Видя мою унылую физиономию, когда я появляюсь утром в дверях палаты с тарелкой резиновой каши, улыбается и читает Анненского: «…не потому, что от нее светло, а потому, что с ней не надо света». Протягивает яблоки из своего сада – яблоки носит ему сын.
Вглядываясь в его выцветшие, но лучистые глаза, я тогда впервые, наверное, осознала, что сила человека не в его теле. Она где-то внутри. И это не стержень, как говорят, а маленькая пронзительная струна, которая гнется, но не рвется. Сила в гибкости, в способности выпрямиться после любых ударов. Несгибаемость хрупка на самом деле.
– Жизнь не может тебя разочаровать, девочка. Она с тобой контракт на очарование не подписывала, – тихо произносит Кирилл Сергеевич, – так что только тебе самой решать, какой она станет, твоя жизнь. Можешь считать, что сейчас с тобой обошлись несправедливо, и перестать взаимодействовать с миром, а можешь взять все, что получится, из того, что видишь, и – вырасти.
Меня так задело это, что я выскочила из палаты и ушла мыть коридор, бурча себе под нос о бессмысленности сказанного.
Он не только говорил со мной, он показывал свою негромкую любовь ко всему, что составляло его жизнь. Рисовал простым карандашом в ученическом альбоме. Читал Пикуля и Астафьева. Нежно целовал ладони своей жены – маленькой тихой женщины с гладкими седыми волосами, собранными в пучок. Спрашивал ее про кота, ест ли магазинную мойву. Все – с удовольствием. Про непрекращающуюся боль – ни слова. Без упреков к запаздывающим с перевязками медсестрам. Без претензий к погоде, к соседям, к правительству. У этого человека не было «лихих девяностых» – было принятое им здесь и сейчас, каждую минуту которого он проживал осознанно и благородно.

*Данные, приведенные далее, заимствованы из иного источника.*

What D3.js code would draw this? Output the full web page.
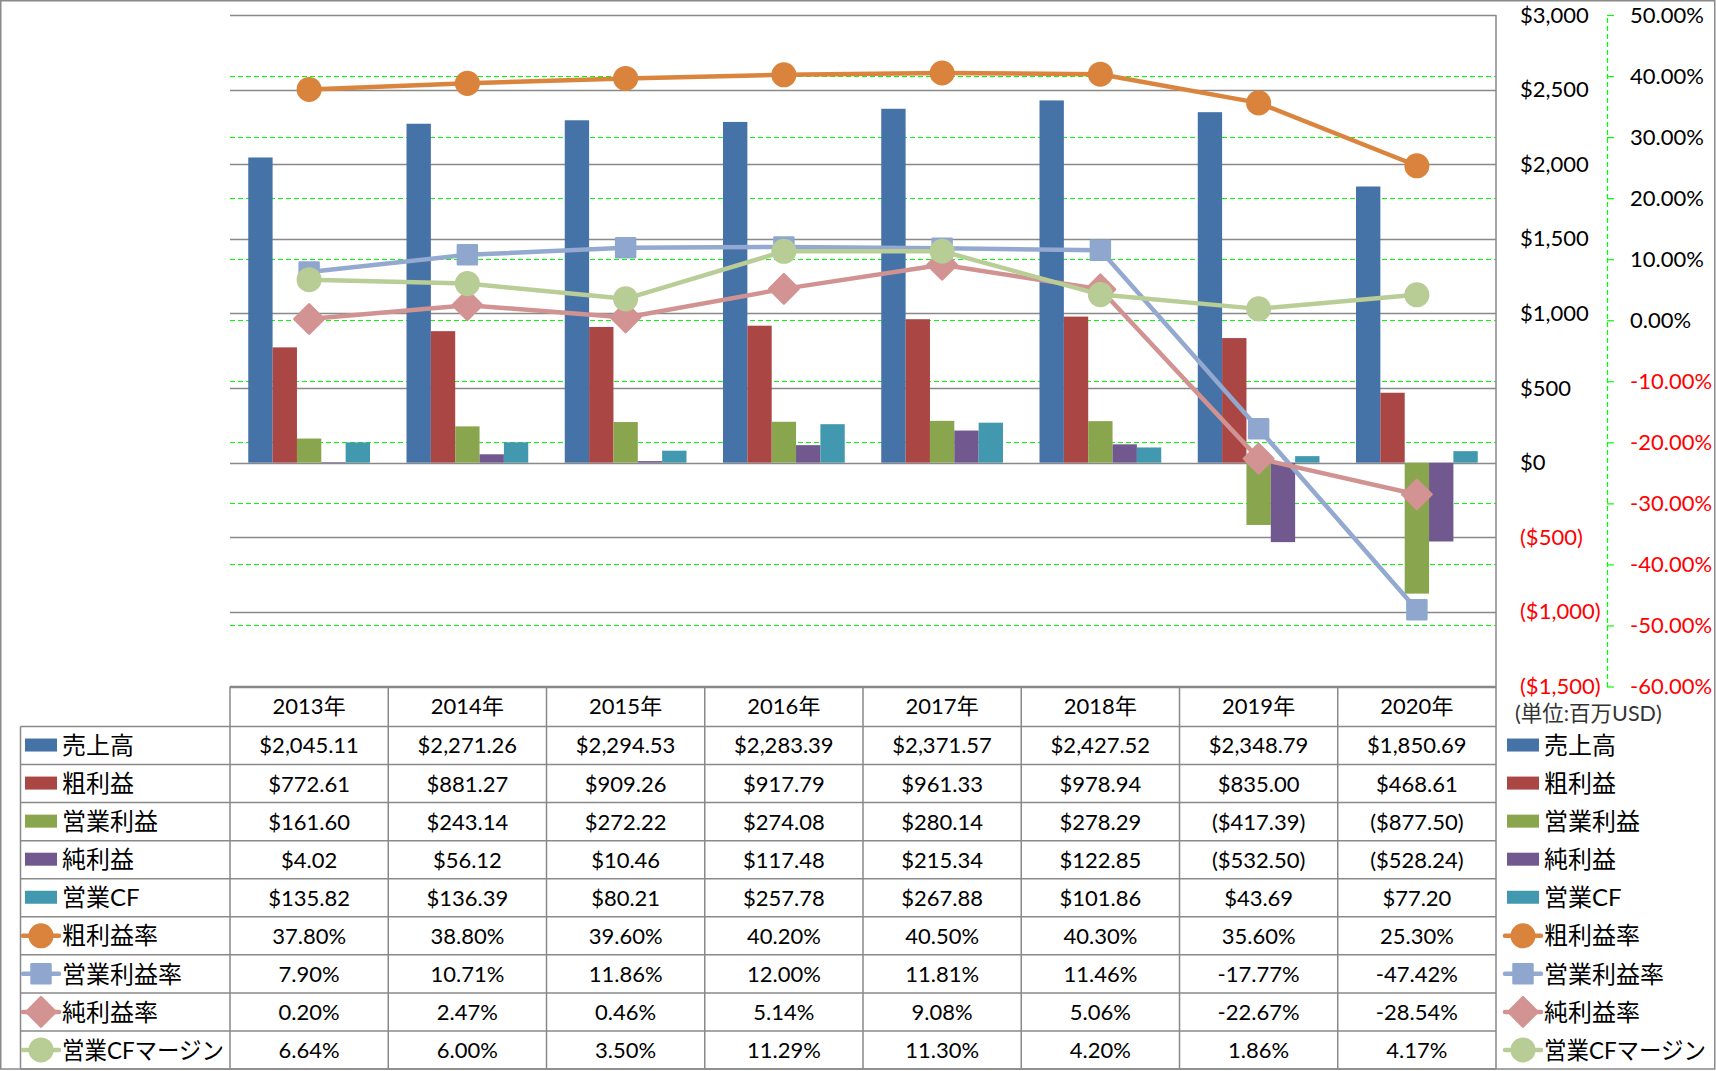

Мы говорим с ним день за днем. Я спешу даже в выходной день заскочить в девятую палату. Я не замечаю, как перестаю раздражаться, обижаться, отталкивать неприглядную изнанку вынужденной своей работы. Я начинаю испытывать непонятную любовь к каждому, кого скрутила боль или обжег недуг. Я сижу ночами возле постелей людей всех возрастов, выслушиваю их простые исповеди, говорю что-то поддерживающее, начинаю понимать что-то очень важное. Глажу покрытые испариной лбы. Сжимаю детские ладошки, боящиеся темноты. Взращиваю надежду и в них, и в себе. Я не знаю еще, что получаю первый бесценный опыт в профессии, которую боготворю уже много лет и в которой состоюсь годы спустя.